Stated problem: Among these lines, how many include "code"? Answer only with the number.

Exercise materials:

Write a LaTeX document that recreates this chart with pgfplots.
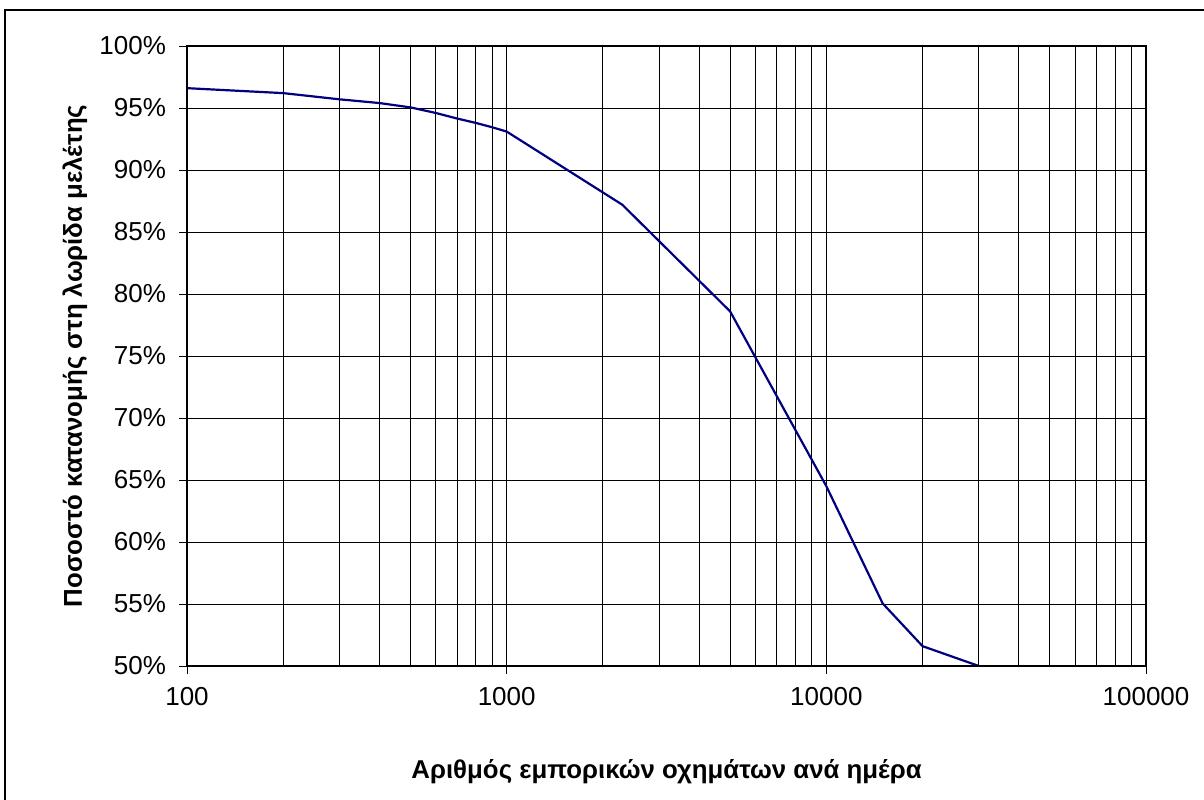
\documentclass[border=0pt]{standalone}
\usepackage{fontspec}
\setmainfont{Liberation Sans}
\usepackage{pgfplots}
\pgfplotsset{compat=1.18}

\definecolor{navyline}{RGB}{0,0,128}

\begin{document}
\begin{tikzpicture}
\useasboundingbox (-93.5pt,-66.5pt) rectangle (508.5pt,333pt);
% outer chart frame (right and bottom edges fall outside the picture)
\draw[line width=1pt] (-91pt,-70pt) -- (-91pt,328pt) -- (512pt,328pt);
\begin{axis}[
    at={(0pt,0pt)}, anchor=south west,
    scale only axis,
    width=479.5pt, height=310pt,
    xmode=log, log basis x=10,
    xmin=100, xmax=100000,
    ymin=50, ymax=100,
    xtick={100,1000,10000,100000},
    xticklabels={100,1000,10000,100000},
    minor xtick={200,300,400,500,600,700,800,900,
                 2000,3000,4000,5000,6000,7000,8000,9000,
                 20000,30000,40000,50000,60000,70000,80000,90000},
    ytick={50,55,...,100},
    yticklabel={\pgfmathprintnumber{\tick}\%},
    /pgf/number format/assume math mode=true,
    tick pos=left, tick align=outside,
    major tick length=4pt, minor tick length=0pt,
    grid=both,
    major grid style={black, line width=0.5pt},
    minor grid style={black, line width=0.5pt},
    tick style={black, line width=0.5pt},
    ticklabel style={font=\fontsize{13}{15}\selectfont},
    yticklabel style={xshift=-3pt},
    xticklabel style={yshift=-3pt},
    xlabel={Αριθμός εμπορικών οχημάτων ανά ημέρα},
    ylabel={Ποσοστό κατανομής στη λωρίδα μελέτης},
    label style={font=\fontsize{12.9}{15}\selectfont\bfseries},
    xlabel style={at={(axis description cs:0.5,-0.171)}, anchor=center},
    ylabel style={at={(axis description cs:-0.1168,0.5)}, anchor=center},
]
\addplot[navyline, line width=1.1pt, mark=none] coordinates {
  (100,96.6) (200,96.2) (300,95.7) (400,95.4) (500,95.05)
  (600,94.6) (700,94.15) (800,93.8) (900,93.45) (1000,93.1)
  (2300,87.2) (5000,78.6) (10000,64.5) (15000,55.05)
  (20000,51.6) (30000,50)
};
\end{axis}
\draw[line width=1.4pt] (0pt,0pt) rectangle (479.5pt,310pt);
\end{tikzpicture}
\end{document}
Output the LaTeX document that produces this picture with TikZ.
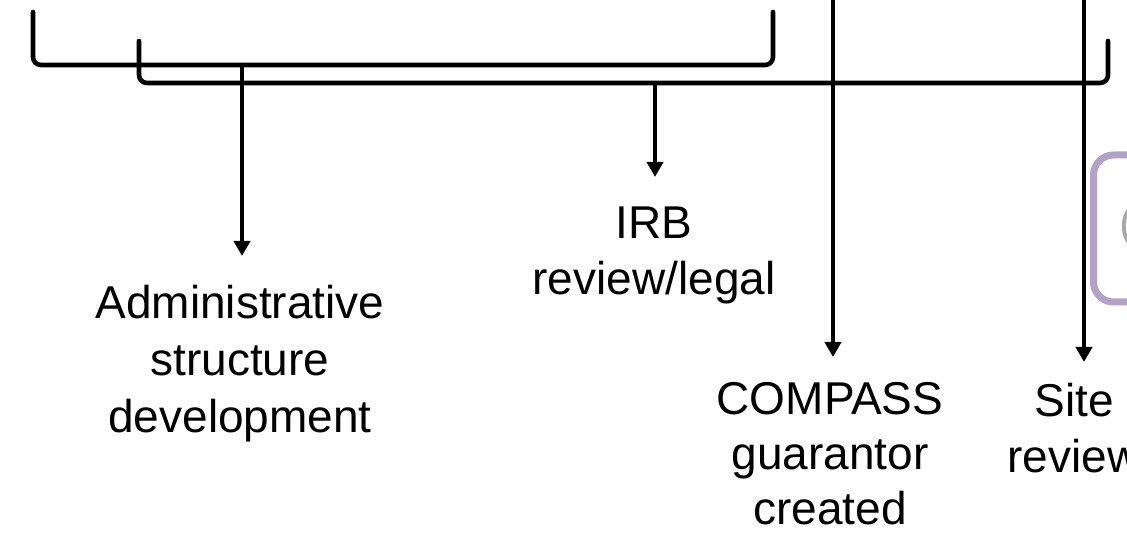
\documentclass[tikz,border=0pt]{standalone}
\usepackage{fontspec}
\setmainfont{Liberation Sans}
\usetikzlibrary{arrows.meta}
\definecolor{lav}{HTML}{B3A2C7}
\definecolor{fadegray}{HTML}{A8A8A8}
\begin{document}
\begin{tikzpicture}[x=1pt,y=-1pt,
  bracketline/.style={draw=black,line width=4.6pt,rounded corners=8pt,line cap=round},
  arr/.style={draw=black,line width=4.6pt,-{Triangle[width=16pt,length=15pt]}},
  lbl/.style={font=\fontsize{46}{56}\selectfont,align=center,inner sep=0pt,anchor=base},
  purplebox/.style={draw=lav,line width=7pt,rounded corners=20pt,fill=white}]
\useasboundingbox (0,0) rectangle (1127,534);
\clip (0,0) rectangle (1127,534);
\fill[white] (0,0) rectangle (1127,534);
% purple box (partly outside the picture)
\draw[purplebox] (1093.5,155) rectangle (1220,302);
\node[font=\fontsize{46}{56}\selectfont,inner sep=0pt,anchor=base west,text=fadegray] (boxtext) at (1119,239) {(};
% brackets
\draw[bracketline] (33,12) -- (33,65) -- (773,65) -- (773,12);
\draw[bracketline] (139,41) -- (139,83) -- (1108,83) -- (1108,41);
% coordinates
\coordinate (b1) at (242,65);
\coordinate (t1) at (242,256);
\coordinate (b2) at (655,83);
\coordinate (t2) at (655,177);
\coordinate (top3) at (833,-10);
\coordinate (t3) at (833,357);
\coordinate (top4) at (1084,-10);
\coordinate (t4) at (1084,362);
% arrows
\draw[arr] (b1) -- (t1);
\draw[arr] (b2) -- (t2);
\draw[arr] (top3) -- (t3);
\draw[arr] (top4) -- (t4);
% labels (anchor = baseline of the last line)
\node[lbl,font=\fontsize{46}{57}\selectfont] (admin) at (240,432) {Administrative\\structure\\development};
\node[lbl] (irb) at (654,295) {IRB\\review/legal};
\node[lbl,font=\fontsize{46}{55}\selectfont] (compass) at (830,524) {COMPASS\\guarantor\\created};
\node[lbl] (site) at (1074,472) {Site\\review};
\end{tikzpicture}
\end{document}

* * *

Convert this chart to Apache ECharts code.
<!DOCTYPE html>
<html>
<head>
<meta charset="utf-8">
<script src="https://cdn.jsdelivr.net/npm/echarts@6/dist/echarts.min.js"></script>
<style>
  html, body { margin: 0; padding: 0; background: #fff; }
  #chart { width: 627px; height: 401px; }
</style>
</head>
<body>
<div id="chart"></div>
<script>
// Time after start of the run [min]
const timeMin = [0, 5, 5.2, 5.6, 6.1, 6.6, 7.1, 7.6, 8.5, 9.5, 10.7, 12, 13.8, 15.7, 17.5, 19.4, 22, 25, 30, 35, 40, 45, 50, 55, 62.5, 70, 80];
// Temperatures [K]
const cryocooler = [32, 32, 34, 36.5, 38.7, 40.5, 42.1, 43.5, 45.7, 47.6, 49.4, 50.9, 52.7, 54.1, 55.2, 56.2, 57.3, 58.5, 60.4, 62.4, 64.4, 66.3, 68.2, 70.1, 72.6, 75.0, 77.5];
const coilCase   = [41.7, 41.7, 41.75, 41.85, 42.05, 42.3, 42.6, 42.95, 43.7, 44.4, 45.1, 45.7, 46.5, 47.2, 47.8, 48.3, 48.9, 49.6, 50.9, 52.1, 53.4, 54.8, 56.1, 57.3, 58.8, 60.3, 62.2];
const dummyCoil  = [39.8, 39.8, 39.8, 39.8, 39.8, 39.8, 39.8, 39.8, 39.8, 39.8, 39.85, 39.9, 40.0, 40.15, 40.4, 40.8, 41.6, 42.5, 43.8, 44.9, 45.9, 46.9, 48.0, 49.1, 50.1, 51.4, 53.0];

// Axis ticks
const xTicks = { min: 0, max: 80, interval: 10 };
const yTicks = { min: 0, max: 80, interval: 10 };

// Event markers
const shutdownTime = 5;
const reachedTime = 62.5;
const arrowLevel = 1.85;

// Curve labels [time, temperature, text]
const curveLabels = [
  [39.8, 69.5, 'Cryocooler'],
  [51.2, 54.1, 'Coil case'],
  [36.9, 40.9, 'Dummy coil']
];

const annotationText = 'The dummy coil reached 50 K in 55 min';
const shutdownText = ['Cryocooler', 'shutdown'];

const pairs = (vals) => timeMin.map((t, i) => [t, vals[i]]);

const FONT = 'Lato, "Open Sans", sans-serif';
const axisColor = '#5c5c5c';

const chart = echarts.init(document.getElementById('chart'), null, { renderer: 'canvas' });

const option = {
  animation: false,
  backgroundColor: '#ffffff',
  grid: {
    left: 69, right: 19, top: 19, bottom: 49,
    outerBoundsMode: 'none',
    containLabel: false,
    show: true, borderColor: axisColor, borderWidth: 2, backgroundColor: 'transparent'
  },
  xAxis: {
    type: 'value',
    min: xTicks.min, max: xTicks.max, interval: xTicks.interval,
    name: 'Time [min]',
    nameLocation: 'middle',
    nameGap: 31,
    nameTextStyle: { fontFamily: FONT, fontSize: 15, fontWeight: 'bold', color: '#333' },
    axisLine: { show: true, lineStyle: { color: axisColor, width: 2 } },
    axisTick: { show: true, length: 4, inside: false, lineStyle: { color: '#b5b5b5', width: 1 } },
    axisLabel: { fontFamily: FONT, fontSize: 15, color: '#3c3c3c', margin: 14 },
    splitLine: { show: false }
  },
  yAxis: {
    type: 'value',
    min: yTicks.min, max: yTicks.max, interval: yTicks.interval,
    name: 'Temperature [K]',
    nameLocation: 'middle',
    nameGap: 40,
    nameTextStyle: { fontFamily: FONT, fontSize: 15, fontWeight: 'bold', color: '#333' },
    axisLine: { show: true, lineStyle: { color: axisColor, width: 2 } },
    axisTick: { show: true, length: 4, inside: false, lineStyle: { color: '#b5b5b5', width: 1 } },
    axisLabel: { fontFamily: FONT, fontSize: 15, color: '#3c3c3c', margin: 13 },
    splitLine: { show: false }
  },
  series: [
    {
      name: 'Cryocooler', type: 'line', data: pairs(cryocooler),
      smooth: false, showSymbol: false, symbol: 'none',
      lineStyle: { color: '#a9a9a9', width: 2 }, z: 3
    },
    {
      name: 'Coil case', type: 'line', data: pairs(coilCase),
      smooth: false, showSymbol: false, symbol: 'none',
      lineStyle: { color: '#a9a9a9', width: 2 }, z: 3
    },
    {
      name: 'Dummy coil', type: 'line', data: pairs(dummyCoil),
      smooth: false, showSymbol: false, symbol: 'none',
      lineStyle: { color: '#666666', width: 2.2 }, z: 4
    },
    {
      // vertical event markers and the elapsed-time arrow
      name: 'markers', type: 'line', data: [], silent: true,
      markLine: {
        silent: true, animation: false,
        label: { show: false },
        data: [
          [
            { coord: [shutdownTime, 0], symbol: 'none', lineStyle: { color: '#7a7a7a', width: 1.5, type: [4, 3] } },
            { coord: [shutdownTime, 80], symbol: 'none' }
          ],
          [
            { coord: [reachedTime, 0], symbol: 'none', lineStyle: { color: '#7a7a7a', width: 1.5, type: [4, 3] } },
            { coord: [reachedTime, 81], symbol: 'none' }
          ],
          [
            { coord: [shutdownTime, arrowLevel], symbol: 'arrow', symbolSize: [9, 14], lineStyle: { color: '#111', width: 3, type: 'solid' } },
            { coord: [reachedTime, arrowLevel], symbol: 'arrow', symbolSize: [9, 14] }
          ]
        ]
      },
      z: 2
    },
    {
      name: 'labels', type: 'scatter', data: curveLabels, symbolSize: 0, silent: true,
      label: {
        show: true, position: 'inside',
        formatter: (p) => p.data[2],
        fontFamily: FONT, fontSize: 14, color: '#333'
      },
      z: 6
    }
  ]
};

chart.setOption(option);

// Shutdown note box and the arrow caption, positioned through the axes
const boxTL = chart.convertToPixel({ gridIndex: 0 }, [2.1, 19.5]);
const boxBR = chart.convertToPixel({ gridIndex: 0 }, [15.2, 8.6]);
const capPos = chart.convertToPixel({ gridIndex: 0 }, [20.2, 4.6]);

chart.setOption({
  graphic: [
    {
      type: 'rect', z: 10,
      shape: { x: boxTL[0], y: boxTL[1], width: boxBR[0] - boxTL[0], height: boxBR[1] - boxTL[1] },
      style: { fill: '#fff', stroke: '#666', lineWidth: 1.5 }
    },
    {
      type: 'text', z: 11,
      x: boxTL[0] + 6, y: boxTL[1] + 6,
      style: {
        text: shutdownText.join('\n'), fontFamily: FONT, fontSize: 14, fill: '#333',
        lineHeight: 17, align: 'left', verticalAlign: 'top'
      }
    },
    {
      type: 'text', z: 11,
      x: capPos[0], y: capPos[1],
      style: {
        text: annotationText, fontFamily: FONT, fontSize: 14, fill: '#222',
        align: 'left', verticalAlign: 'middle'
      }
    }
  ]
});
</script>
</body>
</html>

--

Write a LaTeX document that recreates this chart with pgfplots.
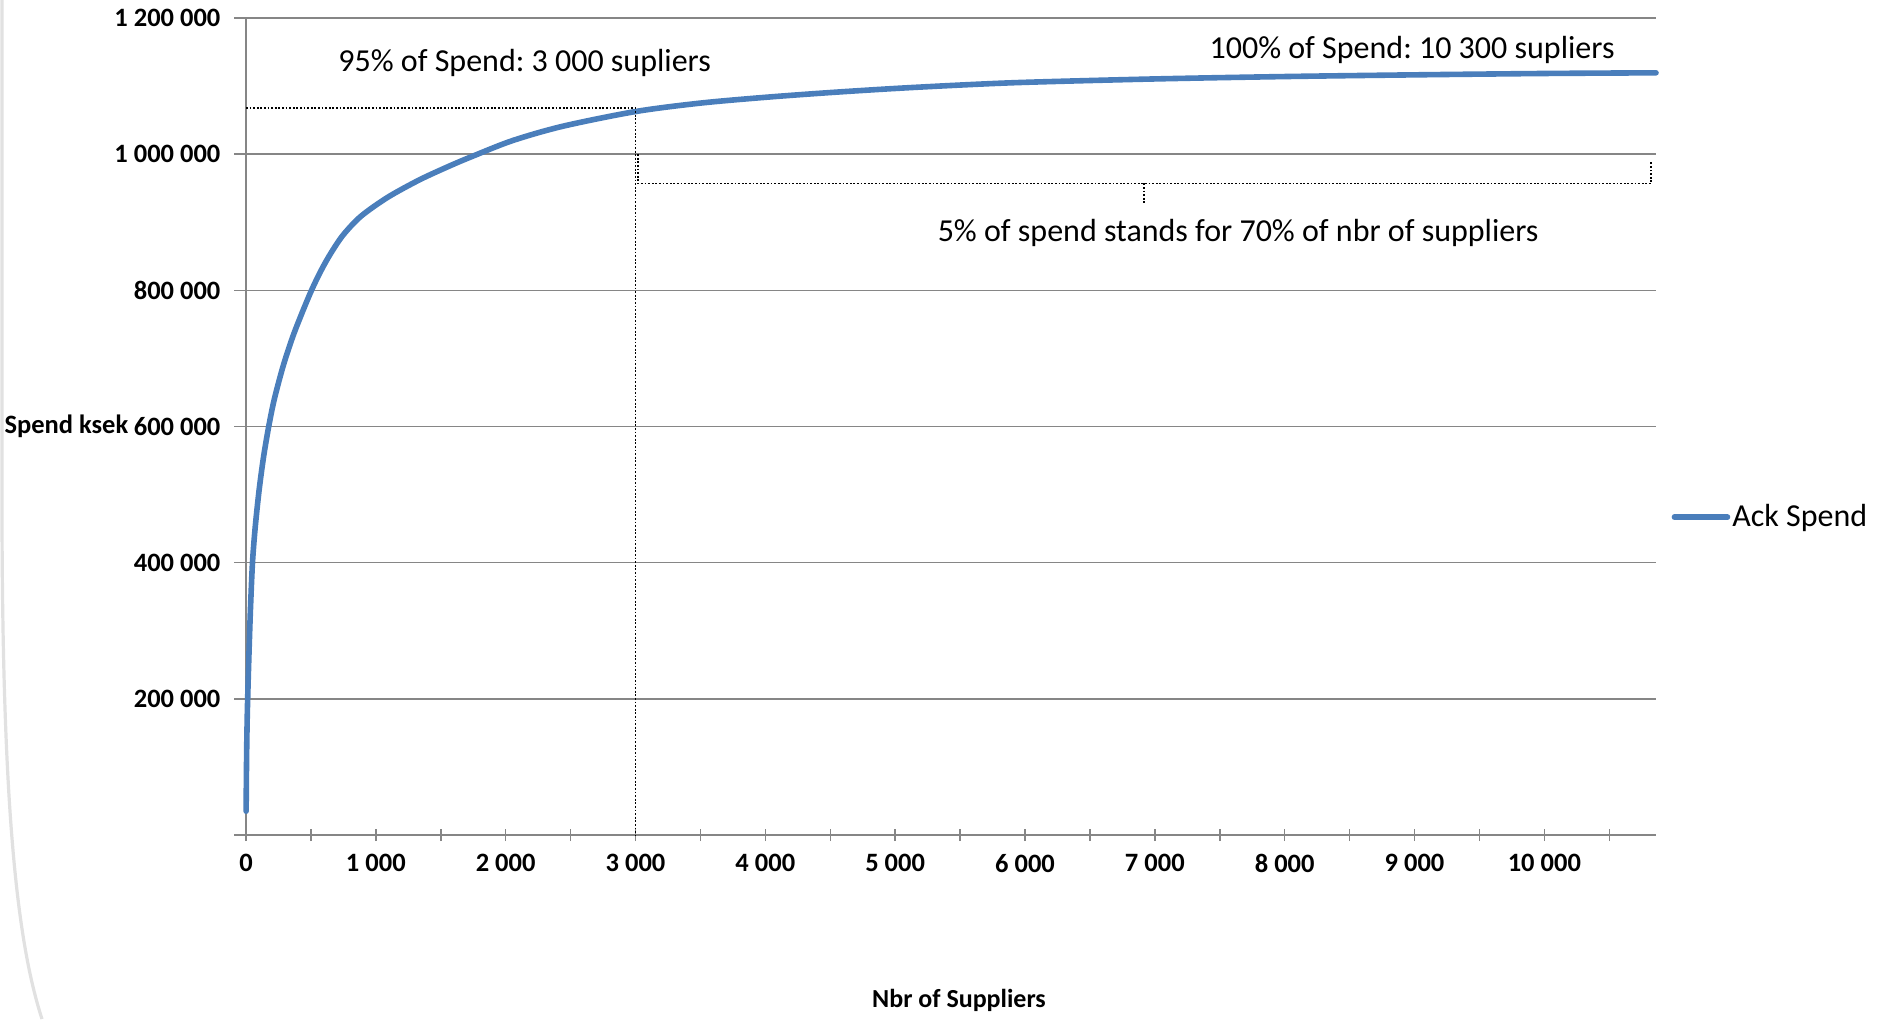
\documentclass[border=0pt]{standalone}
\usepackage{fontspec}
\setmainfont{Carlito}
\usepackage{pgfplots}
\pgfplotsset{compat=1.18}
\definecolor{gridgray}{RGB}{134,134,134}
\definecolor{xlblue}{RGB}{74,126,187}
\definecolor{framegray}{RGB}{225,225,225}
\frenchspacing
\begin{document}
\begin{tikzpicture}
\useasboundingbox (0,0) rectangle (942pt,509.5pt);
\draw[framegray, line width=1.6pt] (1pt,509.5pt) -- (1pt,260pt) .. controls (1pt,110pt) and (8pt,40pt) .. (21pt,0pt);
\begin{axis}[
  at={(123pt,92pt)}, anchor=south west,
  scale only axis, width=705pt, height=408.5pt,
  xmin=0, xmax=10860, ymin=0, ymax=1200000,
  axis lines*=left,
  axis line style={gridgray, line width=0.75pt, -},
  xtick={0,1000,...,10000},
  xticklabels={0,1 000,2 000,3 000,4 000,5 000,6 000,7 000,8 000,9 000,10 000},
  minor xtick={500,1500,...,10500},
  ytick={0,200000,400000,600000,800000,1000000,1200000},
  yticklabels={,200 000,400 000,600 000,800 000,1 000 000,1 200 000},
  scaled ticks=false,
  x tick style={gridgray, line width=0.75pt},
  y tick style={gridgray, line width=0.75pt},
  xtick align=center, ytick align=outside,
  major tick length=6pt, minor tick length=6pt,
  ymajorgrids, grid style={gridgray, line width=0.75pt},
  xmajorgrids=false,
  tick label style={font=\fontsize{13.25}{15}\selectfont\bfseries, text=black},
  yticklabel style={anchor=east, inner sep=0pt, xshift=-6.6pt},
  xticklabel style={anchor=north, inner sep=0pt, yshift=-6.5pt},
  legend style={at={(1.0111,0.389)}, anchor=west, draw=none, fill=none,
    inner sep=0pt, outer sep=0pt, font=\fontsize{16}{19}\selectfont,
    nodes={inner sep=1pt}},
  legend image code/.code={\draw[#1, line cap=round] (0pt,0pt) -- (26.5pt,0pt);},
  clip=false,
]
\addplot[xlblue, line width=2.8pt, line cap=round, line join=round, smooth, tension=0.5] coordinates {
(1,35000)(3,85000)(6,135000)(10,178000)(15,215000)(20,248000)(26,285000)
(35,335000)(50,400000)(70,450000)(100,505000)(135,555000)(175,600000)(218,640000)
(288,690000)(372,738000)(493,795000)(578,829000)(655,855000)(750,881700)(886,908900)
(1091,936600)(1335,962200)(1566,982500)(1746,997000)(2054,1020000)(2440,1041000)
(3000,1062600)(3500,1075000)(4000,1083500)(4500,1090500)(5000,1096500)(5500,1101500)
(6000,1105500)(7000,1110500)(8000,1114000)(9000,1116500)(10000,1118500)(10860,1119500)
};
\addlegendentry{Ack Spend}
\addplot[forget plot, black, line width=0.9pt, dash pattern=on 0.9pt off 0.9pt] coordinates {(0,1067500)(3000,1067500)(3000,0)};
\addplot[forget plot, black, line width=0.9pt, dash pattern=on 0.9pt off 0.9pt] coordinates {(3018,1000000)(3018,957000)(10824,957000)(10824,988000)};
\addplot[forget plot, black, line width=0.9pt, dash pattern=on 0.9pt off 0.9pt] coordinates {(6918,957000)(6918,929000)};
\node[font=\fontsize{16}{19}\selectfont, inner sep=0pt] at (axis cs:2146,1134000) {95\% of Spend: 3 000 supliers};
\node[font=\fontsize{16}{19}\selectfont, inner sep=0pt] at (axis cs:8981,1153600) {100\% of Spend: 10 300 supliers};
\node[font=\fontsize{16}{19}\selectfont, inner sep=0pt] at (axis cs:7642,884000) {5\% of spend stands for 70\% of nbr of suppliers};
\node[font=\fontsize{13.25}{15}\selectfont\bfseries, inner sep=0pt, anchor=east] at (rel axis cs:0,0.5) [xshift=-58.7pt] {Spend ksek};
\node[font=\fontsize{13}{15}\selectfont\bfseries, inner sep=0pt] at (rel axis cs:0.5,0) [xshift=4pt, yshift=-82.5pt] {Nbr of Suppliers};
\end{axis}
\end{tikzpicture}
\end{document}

Worked solution: 2